--- Dataset excerpt ---

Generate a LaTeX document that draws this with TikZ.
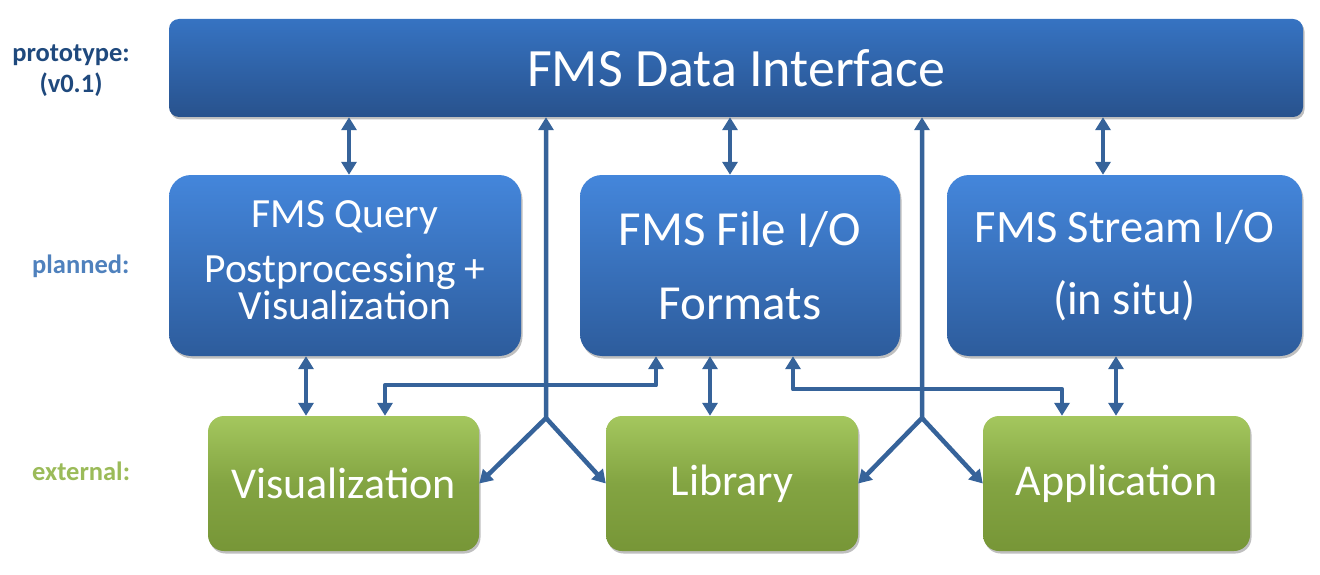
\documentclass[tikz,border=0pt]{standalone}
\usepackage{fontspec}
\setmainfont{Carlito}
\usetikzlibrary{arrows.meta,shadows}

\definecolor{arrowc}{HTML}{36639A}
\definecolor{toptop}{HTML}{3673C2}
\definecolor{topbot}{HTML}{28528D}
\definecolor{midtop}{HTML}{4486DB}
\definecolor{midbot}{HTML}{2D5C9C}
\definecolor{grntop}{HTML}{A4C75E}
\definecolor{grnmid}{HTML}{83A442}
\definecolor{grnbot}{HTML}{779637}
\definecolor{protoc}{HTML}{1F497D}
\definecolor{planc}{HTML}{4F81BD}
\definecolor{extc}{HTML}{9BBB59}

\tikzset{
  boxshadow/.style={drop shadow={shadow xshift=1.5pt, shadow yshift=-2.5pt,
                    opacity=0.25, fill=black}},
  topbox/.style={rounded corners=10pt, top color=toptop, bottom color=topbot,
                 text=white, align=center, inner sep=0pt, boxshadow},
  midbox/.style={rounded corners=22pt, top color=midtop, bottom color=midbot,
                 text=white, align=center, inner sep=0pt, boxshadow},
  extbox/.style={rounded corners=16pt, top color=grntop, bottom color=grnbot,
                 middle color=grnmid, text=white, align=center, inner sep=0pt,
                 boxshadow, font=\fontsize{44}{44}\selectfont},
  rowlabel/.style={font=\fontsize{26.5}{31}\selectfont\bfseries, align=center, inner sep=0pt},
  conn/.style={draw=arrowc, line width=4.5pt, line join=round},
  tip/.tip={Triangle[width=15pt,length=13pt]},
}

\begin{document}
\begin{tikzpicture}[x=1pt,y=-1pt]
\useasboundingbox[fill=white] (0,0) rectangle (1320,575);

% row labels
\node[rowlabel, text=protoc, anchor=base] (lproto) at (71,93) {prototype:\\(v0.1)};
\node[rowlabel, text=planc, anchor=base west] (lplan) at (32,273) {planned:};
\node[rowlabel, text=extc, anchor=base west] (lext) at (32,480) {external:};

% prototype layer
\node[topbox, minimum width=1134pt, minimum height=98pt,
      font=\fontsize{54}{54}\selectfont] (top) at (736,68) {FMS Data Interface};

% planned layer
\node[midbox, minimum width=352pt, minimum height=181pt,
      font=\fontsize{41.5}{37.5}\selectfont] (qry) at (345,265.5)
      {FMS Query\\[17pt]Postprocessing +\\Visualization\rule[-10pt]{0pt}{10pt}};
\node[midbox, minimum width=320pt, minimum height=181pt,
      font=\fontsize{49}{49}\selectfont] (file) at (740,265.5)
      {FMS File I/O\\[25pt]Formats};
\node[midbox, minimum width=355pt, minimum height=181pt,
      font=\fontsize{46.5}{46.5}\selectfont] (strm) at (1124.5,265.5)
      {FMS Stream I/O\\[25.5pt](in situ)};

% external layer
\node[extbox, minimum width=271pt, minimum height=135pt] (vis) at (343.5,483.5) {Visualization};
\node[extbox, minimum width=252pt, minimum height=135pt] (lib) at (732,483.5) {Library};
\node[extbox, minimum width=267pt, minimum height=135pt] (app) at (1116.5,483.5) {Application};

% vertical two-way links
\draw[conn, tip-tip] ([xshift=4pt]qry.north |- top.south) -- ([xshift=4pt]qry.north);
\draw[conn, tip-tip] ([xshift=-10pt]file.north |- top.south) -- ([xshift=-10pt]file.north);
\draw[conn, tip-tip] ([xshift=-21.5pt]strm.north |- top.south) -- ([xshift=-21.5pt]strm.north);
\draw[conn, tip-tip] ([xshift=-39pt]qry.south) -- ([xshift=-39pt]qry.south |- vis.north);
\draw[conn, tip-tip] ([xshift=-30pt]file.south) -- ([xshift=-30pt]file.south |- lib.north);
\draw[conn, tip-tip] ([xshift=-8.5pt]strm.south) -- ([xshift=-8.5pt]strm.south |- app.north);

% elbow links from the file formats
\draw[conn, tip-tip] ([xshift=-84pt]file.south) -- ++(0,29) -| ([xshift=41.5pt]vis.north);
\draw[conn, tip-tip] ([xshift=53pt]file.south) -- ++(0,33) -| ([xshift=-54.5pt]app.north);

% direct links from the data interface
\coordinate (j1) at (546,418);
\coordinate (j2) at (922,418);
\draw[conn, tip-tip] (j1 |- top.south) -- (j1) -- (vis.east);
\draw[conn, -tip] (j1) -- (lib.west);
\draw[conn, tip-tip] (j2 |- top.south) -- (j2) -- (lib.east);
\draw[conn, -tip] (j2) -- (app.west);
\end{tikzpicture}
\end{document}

---

**Exercise prompt**
Output all of the data exactly as it stands, minus any images.

**Exercise solution**
Generate a LaTeX document that draws this with TikZ.
\documentclass[tikz,border=0pt]{standalone}
\usepackage{fontspec}
\setmainfont{Carlito}
\usetikzlibrary{arrows.meta,shadows}

\definecolor{arrowc}{HTML}{36639A}
\definecolor{toptop}{HTML}{3673C2}
\definecolor{topbot}{HTML}{28528D}
\definecolor{midtop}{HTML}{4486DB}
\definecolor{midbot}{HTML}{2D5C9C}
\definecolor{grntop}{HTML}{A4C75E}
\definecolor{grnmid}{HTML}{83A442}
\definecolor{grnbot}{HTML}{779637}
\definecolor{protoc}{HTML}{1F497D}
\definecolor{planc}{HTML}{4F81BD}
\definecolor{extc}{HTML}{9BBB59}

\tikzset{
  boxshadow/.style={drop shadow={shadow xshift=1.5pt, shadow yshift=-2.5pt,
                    opacity=0.25, fill=black}},
  topbox/.style={rounded corners=10pt, top color=toptop, bottom color=topbot,
                 text=white, align=center, inner sep=0pt, boxshadow},
  midbox/.style={rounded corners=22pt, top color=midtop, bottom color=midbot,
                 text=white, align=center, inner sep=0pt, boxshadow},
  extbox/.style={rounded corners=16pt, top color=grntop, bottom color=grnbot,
                 middle color=grnmid, text=white, align=center, inner sep=0pt,
                 boxshadow, font=\fontsize{44}{44}\selectfont},
  rowlabel/.style={font=\fontsize{26.5}{31}\selectfont\bfseries, align=center, inner sep=0pt},
  conn/.style={draw=arrowc, line width=4.5pt, line join=round},
  tip/.tip={Triangle[width=15pt,length=13pt]},
}

\begin{document}
\begin{tikzpicture}[x=1pt,y=-1pt]
\useasboundingbox[fill=white] (0,0) rectangle (1320,575);

% row labels
\node[rowlabel, text=protoc, anchor=base] (lproto) at (71,93) {prototype:\\(v0.1)};
\node[rowlabel, text=planc, anchor=base west] (lplan) at (32,273) {planned:};
\node[rowlabel, text=extc, anchor=base west] (lext) at (32,480) {external:};

% prototype layer
\node[topbox, minimum width=1134pt, minimum height=98pt,
      font=\fontsize{54}{54}\selectfont] (top) at (736,68) {FMS Data Interface};

% planned layer
\node[midbox, minimum width=352pt, minimum height=181pt,
      font=\fontsize{41.5}{37.5}\selectfont] (qry) at (345,265.5)
      {FMS Query\\[17pt]Postprocessing +\\Visualization\rule[-10pt]{0pt}{10pt}};
\node[midbox, minimum width=320pt, minimum height=181pt,
      font=\fontsize{49}{49}\selectfont] (file) at (740,265.5)
      {FMS File I/O\\[25pt]Formats};
\node[midbox, minimum width=355pt, minimum height=181pt,
      font=\fontsize{46.5}{46.5}\selectfont] (strm) at (1124.5,265.5)
      {FMS Stream I/O\\[25.5pt](in situ)};

% external layer
\node[extbox, minimum width=271pt, minimum height=135pt] (vis) at (343.5,483.5) {Visualization};
\node[extbox, minimum width=252pt, minimum height=135pt] (lib) at (732,483.5) {Library};
\node[extbox, minimum width=267pt, minimum height=135pt] (app) at (1116.5,483.5) {Application};

% vertical two-way links
\draw[conn, tip-tip] ([xshift=4pt]qry.north |- top.south) -- ([xshift=4pt]qry.north);
\draw[conn, tip-tip] ([xshift=-10pt]file.north |- top.south) -- ([xshift=-10pt]file.north);
\draw[conn, tip-tip] ([xshift=-21.5pt]strm.north |- top.south) -- ([xshift=-21.5pt]strm.north);
\draw[conn, tip-tip] ([xshift=-39pt]qry.south) -- ([xshift=-39pt]qry.south |- vis.north);
\draw[conn, tip-tip] ([xshift=-30pt]file.south) -- ([xshift=-30pt]file.south |- lib.north);
\draw[conn, tip-tip] ([xshift=-8.5pt]strm.south) -- ([xshift=-8.5pt]strm.south |- app.north);

% elbow links from the file formats
\draw[conn, tip-tip] ([xshift=-84pt]file.south) -- ++(0,29) -| ([xshift=41.5pt]vis.north);
\draw[conn, tip-tip] ([xshift=53pt]file.south) -- ++(0,33) -| ([xshift=-54.5pt]app.north);

% direct links from the data interface
\coordinate (j1) at (546,418);
\coordinate (j2) at (922,418);
\draw[conn, tip-tip] (j1 |- top.south) -- (j1) -- (vis.east);
\draw[conn, -tip] (j1) -- (lib.west);
\draw[conn, tip-tip] (j2 |- top.south) -- (j2) -- (lib.east);
\draw[conn, -tip] (j2) -- (app.west);
\end{tikzpicture}
\end{document}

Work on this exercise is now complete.